— Written task —
Only the lines from the top of the listing below to the line that has "0.34, 0.75, 1.15, 1.56, 1.96, 2.37, 2.77, 3.18]" should be echoed, with both ends kept and pictures left out.

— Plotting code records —
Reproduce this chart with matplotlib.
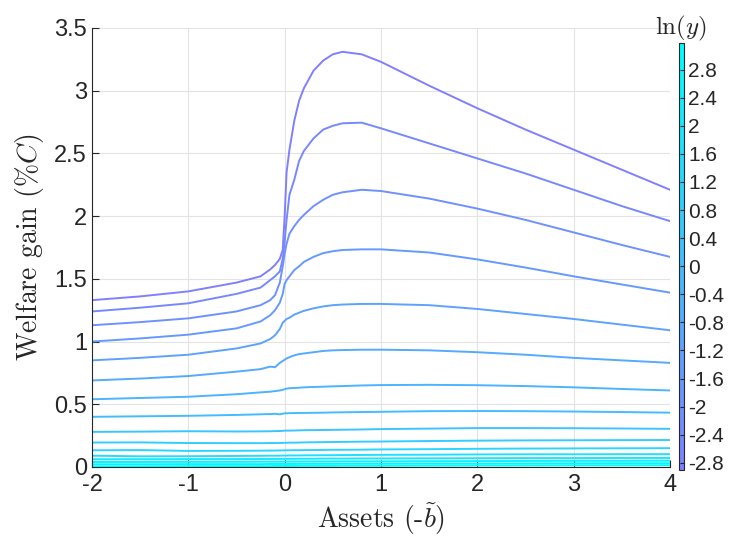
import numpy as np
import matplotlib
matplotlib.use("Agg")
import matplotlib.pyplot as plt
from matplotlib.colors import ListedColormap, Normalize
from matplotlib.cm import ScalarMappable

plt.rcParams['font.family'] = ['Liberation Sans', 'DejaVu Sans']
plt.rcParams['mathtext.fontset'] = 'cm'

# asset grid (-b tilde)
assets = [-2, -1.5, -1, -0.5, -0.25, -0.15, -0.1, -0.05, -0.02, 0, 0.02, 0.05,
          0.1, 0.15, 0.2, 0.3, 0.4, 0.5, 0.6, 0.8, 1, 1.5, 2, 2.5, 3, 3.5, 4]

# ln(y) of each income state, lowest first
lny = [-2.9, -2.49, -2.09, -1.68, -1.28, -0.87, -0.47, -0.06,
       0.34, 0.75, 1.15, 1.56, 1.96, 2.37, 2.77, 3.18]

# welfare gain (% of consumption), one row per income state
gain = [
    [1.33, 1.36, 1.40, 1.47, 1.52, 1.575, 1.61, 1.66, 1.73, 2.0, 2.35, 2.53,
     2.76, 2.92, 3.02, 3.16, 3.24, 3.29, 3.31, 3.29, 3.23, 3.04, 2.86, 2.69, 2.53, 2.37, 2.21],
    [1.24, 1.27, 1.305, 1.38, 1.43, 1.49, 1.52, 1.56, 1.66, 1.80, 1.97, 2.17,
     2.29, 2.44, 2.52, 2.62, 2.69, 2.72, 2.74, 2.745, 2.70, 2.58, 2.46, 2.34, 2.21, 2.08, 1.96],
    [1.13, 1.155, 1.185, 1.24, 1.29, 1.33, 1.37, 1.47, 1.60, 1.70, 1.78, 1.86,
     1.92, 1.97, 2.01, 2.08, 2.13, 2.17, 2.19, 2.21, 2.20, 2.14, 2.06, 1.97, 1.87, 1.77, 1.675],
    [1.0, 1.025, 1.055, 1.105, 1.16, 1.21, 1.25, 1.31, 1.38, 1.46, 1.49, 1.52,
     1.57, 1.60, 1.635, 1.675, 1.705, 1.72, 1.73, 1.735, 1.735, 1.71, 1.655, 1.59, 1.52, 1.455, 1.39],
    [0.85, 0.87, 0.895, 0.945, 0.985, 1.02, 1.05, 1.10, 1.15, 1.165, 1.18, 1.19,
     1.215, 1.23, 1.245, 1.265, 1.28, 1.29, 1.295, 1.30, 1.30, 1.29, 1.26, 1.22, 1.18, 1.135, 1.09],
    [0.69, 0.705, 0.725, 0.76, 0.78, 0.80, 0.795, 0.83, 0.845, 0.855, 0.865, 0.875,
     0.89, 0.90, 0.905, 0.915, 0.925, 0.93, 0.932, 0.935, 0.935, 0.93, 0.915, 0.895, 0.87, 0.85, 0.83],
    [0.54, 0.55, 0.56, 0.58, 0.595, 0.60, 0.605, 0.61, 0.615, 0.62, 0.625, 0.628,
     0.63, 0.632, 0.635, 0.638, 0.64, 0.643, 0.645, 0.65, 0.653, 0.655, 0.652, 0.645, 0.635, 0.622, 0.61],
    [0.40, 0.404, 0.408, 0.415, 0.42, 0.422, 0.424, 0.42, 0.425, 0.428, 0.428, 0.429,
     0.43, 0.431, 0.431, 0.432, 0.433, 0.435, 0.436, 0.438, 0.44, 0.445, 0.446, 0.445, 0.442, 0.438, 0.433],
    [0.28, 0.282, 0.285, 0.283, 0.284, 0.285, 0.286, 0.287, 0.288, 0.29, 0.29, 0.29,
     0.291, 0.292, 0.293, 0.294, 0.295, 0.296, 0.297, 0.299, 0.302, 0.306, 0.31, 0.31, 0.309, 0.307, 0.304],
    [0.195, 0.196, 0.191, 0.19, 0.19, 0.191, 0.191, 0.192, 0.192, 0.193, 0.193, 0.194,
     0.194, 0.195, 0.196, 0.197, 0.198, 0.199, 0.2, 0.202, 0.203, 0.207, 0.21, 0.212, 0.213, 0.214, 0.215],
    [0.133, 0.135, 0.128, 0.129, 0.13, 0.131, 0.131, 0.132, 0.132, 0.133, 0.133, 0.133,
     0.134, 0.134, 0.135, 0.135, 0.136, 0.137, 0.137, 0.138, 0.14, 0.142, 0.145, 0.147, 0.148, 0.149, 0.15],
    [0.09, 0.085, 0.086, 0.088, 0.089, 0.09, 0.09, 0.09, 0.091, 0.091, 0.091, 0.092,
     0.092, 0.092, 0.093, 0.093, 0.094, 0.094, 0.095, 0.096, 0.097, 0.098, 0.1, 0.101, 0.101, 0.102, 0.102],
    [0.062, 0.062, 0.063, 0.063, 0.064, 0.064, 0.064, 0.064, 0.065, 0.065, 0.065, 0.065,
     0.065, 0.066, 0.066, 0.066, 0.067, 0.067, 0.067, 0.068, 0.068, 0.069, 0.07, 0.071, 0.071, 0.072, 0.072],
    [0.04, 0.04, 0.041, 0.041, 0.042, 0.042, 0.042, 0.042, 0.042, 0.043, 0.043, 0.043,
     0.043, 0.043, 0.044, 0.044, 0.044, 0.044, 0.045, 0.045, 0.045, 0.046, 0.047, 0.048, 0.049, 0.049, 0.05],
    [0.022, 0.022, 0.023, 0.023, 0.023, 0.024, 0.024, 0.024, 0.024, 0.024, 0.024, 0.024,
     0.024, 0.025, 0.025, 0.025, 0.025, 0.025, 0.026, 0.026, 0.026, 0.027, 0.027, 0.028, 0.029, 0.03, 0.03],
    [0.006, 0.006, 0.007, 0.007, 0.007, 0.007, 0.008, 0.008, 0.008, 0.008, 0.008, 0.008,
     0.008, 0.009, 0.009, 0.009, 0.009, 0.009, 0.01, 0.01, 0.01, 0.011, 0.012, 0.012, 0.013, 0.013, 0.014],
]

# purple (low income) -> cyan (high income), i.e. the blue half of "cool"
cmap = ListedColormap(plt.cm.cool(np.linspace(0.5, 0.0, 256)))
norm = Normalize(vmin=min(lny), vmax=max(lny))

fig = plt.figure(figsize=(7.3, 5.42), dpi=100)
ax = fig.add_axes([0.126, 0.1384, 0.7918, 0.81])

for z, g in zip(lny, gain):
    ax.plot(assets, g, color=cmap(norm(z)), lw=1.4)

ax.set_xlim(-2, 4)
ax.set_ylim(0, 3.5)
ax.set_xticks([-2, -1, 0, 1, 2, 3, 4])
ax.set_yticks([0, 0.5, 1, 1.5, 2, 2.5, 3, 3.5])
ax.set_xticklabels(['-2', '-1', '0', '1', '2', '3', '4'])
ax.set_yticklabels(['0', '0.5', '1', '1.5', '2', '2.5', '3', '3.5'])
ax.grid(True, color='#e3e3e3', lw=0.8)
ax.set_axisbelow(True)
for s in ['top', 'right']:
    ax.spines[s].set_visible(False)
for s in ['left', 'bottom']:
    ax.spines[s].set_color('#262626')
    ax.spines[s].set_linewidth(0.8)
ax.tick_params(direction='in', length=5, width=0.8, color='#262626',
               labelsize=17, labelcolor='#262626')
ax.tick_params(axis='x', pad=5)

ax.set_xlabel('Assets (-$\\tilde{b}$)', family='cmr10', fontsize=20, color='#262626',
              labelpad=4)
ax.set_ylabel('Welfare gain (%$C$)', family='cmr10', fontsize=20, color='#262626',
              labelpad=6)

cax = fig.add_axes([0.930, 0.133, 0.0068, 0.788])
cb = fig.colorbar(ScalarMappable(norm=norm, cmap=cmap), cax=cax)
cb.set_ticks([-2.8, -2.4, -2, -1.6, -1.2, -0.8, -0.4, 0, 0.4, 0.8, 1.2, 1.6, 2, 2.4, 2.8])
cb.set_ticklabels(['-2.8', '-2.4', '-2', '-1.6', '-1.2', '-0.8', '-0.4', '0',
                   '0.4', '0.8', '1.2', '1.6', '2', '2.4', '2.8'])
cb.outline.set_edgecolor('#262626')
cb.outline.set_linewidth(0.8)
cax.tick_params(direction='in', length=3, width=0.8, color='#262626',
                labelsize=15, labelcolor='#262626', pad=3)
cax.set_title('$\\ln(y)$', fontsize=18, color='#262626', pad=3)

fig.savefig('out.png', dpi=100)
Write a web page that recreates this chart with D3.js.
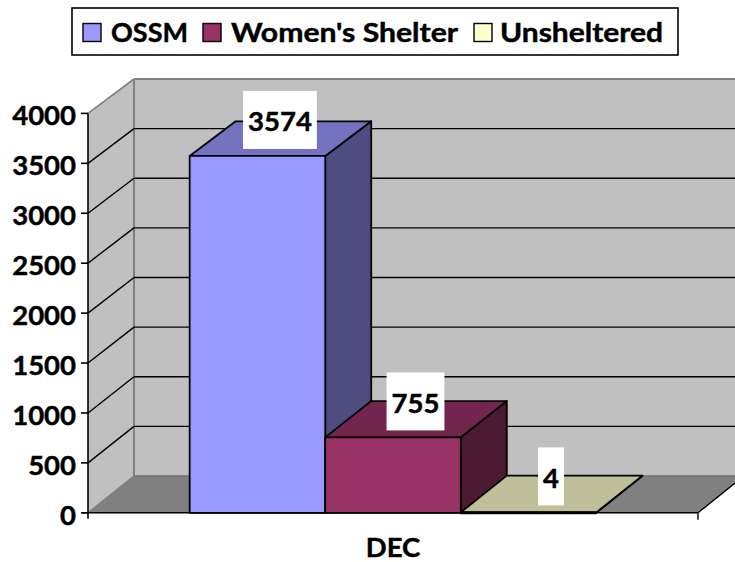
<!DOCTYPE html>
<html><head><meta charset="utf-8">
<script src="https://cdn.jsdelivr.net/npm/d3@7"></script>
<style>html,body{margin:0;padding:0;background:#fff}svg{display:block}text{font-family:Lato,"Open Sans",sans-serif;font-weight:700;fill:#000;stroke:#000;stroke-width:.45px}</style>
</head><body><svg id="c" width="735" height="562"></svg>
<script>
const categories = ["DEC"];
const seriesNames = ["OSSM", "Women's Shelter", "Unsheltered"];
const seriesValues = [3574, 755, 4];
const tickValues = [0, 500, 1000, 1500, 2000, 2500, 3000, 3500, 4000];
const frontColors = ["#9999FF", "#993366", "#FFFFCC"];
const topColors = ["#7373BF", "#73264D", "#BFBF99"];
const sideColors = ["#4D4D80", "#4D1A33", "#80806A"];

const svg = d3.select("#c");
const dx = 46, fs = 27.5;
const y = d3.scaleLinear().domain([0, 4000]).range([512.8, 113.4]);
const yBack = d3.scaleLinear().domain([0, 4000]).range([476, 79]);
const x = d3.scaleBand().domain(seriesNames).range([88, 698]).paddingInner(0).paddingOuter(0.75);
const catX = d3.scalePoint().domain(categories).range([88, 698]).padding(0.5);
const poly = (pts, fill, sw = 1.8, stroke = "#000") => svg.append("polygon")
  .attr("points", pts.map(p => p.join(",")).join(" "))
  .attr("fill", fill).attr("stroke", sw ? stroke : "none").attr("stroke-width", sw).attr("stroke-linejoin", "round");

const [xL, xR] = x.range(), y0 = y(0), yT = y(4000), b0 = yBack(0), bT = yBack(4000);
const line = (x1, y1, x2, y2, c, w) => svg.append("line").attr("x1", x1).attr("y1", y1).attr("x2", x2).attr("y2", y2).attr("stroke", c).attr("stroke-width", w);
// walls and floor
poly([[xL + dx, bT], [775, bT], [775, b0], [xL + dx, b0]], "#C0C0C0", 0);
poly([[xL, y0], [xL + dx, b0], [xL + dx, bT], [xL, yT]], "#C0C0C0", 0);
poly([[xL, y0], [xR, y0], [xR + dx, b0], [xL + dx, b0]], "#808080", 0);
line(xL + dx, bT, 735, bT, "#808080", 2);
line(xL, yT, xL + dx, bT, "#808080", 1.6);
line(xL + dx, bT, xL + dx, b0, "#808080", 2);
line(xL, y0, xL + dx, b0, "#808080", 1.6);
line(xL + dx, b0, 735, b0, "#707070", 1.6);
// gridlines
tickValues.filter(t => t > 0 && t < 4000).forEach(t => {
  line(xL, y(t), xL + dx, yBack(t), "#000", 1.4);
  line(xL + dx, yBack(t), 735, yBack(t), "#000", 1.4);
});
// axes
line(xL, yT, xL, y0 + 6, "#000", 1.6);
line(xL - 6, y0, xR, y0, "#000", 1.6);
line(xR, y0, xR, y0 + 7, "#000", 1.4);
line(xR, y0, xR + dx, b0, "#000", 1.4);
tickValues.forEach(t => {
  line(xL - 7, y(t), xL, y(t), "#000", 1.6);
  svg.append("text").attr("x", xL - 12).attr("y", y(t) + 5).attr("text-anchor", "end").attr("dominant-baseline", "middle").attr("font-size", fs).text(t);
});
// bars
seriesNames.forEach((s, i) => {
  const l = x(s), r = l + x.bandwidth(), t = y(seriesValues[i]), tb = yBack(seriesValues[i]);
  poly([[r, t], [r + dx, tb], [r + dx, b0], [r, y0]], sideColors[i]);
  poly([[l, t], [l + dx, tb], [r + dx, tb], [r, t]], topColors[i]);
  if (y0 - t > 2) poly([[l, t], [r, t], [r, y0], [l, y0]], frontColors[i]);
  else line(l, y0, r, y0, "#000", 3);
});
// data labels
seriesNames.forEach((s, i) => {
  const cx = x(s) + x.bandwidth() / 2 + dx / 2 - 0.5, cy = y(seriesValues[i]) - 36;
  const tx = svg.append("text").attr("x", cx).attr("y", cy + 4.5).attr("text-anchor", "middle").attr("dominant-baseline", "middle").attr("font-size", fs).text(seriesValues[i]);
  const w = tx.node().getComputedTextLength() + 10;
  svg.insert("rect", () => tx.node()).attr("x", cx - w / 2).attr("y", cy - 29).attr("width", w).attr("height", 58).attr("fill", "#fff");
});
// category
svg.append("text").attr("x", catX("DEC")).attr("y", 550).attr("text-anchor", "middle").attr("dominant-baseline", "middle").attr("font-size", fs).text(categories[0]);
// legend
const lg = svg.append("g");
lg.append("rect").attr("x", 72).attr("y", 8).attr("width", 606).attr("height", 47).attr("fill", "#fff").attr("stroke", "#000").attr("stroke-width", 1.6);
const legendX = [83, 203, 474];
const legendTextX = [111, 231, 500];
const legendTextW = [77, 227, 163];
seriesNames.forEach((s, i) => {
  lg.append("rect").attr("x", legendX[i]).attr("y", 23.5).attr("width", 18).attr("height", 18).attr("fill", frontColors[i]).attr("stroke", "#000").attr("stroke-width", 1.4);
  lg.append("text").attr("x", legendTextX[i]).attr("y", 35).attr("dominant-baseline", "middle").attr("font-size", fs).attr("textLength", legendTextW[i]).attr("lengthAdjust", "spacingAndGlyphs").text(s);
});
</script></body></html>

— Expected answer —
Reproduce this chart with matplotlib.
import numpy as np
import matplotlib
matplotlib.use("Agg")
import matplotlib.pyplot as plt
from matplotlib.colors import ListedColormap, Normalize
from matplotlib.cm import ScalarMappable

plt.rcParams['font.family'] = ['Liberation Sans', 'DejaVu Sans']
plt.rcParams['mathtext.fontset'] = 'cm'

# asset grid (-b tilde)
assets = [-2, -1.5, -1, -0.5, -0.25, -0.15, -0.1, -0.05, -0.02, 0, 0.02, 0.05,
          0.1, 0.15, 0.2, 0.3, 0.4, 0.5, 0.6, 0.8, 1, 1.5, 2, 2.5, 3, 3.5, 4]

# ln(y) of each income state, lowest first
lny = [-2.9, -2.49, -2.09, -1.68, -1.28, -0.87, -0.47, -0.06,
       0.34, 0.75, 1.15, 1.56, 1.96, 2.37, 2.77, 3.18]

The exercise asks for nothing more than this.